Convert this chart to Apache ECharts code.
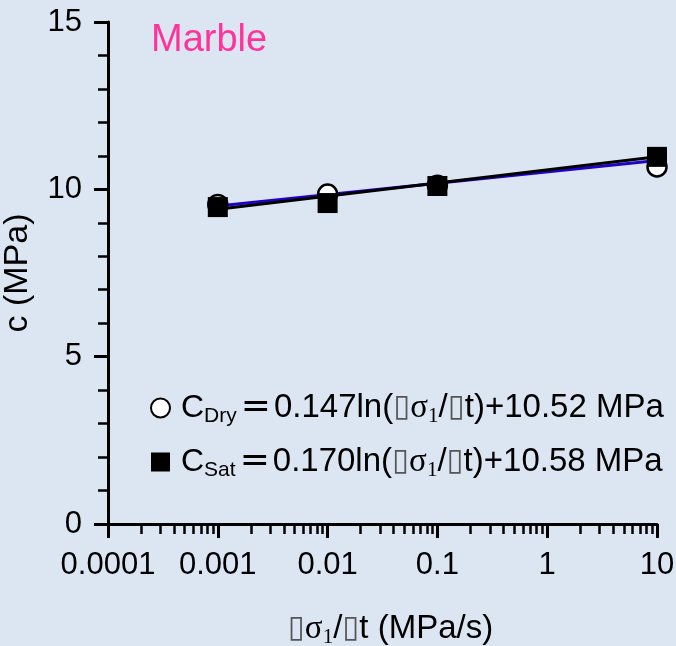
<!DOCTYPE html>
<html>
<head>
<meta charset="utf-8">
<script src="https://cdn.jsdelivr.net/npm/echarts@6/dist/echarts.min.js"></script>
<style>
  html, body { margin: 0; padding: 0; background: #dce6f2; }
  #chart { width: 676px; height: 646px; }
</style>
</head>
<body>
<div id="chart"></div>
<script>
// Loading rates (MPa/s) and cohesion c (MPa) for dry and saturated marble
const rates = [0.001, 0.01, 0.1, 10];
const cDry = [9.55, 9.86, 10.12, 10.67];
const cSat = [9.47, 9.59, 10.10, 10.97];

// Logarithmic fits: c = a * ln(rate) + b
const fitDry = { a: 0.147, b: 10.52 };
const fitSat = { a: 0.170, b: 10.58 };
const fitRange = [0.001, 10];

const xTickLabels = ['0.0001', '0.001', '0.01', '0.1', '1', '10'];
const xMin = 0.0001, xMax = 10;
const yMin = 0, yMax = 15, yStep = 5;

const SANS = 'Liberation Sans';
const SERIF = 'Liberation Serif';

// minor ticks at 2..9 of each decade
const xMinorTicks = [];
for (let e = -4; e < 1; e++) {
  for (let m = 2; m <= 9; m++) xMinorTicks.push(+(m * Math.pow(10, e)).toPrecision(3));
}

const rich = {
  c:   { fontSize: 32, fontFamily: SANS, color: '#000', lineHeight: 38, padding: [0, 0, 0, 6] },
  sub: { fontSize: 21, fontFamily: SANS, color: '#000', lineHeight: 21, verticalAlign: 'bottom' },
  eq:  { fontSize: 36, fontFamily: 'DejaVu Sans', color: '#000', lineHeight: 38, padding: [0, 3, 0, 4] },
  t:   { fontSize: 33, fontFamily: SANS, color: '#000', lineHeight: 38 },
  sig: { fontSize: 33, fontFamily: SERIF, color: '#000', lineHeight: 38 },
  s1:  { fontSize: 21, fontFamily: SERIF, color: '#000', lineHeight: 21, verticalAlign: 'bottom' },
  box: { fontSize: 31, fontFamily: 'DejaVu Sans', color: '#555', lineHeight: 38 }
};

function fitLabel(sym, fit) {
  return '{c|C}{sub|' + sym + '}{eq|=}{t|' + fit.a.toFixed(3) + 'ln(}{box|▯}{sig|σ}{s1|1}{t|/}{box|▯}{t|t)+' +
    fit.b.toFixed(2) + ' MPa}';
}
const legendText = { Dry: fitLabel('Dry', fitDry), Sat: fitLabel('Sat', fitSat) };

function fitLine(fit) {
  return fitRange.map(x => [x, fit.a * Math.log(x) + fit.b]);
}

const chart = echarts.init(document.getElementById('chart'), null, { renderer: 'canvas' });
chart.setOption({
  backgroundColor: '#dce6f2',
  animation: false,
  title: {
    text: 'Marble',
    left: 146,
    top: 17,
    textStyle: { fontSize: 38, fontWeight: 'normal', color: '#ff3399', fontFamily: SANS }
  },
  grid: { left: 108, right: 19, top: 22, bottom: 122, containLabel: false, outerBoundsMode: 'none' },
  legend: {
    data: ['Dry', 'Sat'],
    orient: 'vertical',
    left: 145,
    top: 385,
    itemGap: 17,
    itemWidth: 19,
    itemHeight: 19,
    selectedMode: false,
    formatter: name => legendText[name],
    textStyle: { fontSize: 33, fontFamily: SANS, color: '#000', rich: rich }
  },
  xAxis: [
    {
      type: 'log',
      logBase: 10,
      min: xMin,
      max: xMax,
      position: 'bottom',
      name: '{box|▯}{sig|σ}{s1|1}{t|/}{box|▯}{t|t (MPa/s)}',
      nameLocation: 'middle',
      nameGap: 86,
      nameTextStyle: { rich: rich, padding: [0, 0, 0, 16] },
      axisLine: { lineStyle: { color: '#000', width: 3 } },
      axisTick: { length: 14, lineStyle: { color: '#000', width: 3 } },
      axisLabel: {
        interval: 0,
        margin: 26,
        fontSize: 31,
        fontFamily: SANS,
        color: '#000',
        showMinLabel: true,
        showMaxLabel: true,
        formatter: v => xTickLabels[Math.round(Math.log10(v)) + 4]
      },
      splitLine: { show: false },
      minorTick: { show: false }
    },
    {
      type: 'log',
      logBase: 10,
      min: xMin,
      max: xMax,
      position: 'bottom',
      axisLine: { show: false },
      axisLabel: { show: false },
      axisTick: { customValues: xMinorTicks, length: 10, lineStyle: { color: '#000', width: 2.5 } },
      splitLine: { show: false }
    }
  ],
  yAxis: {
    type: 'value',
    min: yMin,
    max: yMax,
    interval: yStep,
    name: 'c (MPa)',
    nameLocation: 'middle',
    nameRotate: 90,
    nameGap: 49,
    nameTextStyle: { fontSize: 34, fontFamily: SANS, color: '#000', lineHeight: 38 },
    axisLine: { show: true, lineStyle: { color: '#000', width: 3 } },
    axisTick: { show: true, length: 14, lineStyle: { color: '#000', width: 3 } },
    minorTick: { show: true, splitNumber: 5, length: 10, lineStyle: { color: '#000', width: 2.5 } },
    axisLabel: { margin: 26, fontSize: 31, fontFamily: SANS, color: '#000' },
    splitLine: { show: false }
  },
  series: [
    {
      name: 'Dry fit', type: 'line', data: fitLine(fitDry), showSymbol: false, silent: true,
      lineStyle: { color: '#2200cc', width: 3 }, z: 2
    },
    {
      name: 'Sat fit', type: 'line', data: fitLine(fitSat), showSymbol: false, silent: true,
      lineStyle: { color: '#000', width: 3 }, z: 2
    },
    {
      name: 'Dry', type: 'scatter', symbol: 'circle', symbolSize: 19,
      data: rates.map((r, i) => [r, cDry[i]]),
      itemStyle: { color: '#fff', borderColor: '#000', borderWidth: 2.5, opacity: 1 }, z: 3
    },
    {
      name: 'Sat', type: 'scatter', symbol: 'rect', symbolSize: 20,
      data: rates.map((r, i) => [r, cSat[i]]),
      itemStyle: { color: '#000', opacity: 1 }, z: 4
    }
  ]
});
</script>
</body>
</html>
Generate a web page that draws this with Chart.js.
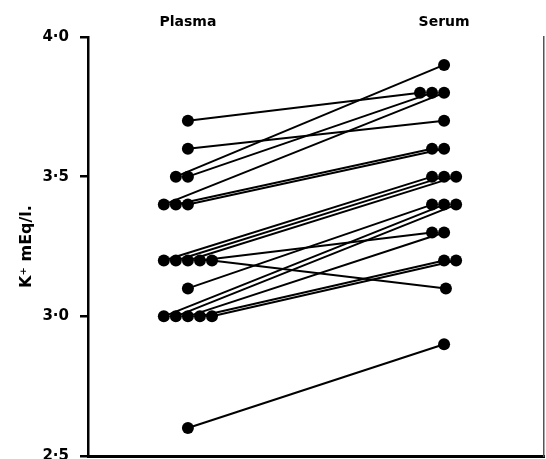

§

Transcribe each entry above exactly, apart from the pictures.

Result of the exercise.
Convert this chart to Apache ECharts code.
<!DOCTYPE html>
<html>
<head>
<meta charset="utf-8">
<script src="https://cdn.jsdelivr.net/npm/echarts@6/dist/echarts.min.js"></script>
<style>
  html, body { margin: 0; padding: 0; background: #dce6f2; }
  #chart { width: 676px; height: 646px; }
</style>
</head>
<body>
<div id="chart"></div>
<script>
// Loading rates (MPa/s) and cohesion c (MPa) for dry and saturated marble
const rates = [0.001, 0.01, 0.1, 10];
const cDry = [9.55, 9.86, 10.12, 10.67];
const cSat = [9.47, 9.59, 10.10, 10.97];

// Logarithmic fits: c = a * ln(rate) + b
const fitDry = { a: 0.147, b: 10.52 };
const fitSat = { a: 0.170, b: 10.58 };
const fitRange = [0.001, 10];

const xTickLabels = ['0.0001', '0.001', '0.01', '0.1', '1', '10'];
const xMin = 0.0001, xMax = 10;
const yMin = 0, yMax = 15, yStep = 5;

const SANS = 'Liberation Sans';
const SERIF = 'Liberation Serif';

// minor ticks at 2..9 of each decade
const xMinorTicks = [];
for (let e = -4; e < 1; e++) {
  for (let m = 2; m <= 9; m++) xMinorTicks.push(+(m * Math.pow(10, e)).toPrecision(3));
}

const rich = {
  c:   { fontSize: 32, fontFamily: SANS, color: '#000', lineHeight: 38, padding: [0, 0, 0, 6] },
  sub: { fontSize: 21, fontFamily: SANS, color: '#000', lineHeight: 21, verticalAlign: 'bottom' },
  eq:  { fontSize: 36, fontFamily: 'DejaVu Sans', color: '#000', lineHeight: 38, padding: [0, 3, 0, 4] },
  t:   { fontSize: 33, fontFamily: SANS, color: '#000', lineHeight: 38 },
  sig: { fontSize: 33, fontFamily: SERIF, color: '#000', lineHeight: 38 },
  s1:  { fontSize: 21, fontFamily: SERIF, color: '#000', lineHeight: 21, verticalAlign: 'bottom' },
  box: { fontSize: 31, fontFamily: 'DejaVu Sans', color: '#555', lineHeight: 38 }
};

function fitLabel(sym, fit) {
  return '{c|C}{sub|' + sym + '}{eq|=}{t|' + fit.a.toFixed(3) + 'ln(}{box|▯}{sig|σ}{s1|1}{t|/}{box|▯}{t|t)+' +
    fit.b.toFixed(2) + ' MPa}';
}
const legendText = { Dry: fitLabel('Dry', fitDry), Sat: fitLabel('Sat', fitSat) };

function fitLine(fit) {
  return fitRange.map(x => [x, fit.a * Math.log(x) + fit.b]);
}

const chart = echarts.init(document.getElementById('chart'), null, { renderer: 'canvas' });
chart.setOption({
  backgroundColor: '#dce6f2',
  animation: false,
  title: {
    text: 'Marble',
    left: 146,
    top: 17,
    textStyle: { fontSize: 38, fontWeight: 'normal', color: '#ff3399', fontFamily: SANS }
  },
  grid: { left: 108, right: 19, top: 22, bottom: 122, containLabel: false, outerBoundsMode: 'none' },
  legend: {
    data: ['Dry', 'Sat'],
    orient: 'vertical',
    left: 145,
    top: 385,
    itemGap: 17,
    itemWidth: 19,
    itemHeight: 19,
    selectedMode: false,
    formatter: name => legendText[name],
    textStyle: { fontSize: 33, fontFamily: SANS, color: '#000', rich: rich }
  },
  xAxis: [
    {
      type: 'log',
      logBase: 10,
      min: xMin,
      max: xMax,
      position: 'bottom',
      name: '{box|▯}{sig|σ}{s1|1}{t|/}{box|▯}{t|t (MPa/s)}',
      nameLocation: 'middle',
      nameGap: 86,
      nameTextStyle: { rich: rich, padding: [0, 0, 0, 16] },
      axisLine: { lineStyle: { color: '#000', width: 3 } },
      axisTick: { length: 14, lineStyle: { color: '#000', width: 3 } },
      axisLabel: {
        interval: 0,
        margin: 26,
        fontSize: 31,
        fontFamily: SANS,
        color: '#000',
        showMinLabel: true,
        showMaxLabel: true,
        formatter: v => xTickLabels[Math.round(Math.log10(v)) + 4]
      },
      splitLine: { show: false },
      minorTick: { show: false }
    },
    {
      type: 'log',
      logBase: 10,
      min: xMin,
      max: xMax,
      position: 'bottom',
      axisLine: { show: false },
      axisLabel: { show: false },
      axisTick: { customValues: xMinorTicks, length: 10, lineStyle: { color: '#000', width: 2.5 } },
      splitLine: { show: false }
    }
  ],
  yAxis: {
    type: 'value',
    min: yMin,
    max: yMax,
    interval: yStep,
    name: 'c (MPa)',
    nameLocation: 'middle',
    nameRotate: 90,
    nameGap: 49,
    nameTextStyle: { fontSize: 34, fontFamily: SANS, color: '#000', lineHeight: 38 },
    axisLine: { show: true, lineStyle: { color: '#000', width: 3 } },
    axisTick: { show: true, length: 14, lineStyle: { color: '#000', width: 3 } },
    minorTick: { show: true, splitNumber: 5, length: 10, lineStyle: { color: '#000', width: 2.5 } },
    axisLabel: { margin: 26, fontSize: 31, fontFamily: SANS, color: '#000' },
    splitLine: { show: false }
  },
  series: [
    {
      name: 'Dry fit', type: 'line', data: fitLine(fitDry), showSymbol: false, silent: true,
      lineStyle: { color: '#2200cc', width: 3 }, z: 2
    },
    {
      name: 'Sat fit', type: 'line', data: fitLine(fitSat), showSymbol: false, silent: true,
      lineStyle: { color: '#000', width: 3 }, z: 2
    },
    {
      name: 'Dry', type: 'scatter', symbol: 'circle', symbolSize: 19,
      data: rates.map((r, i) => [r, cDry[i]]),
      itemStyle: { color: '#fff', borderColor: '#000', borderWidth: 2.5, opacity: 1 }, z: 3
    },
    {
      name: 'Sat', type: 'scatter', symbol: 'rect', symbolSize: 20,
      data: rates.map((r, i) => [r, cSat[i]]),
      itemStyle: { color: '#000', opacity: 1 }, z: 4
    }
  ]
});
</script>
</body>
</html>
Generate a web page that draws this with Chart.js.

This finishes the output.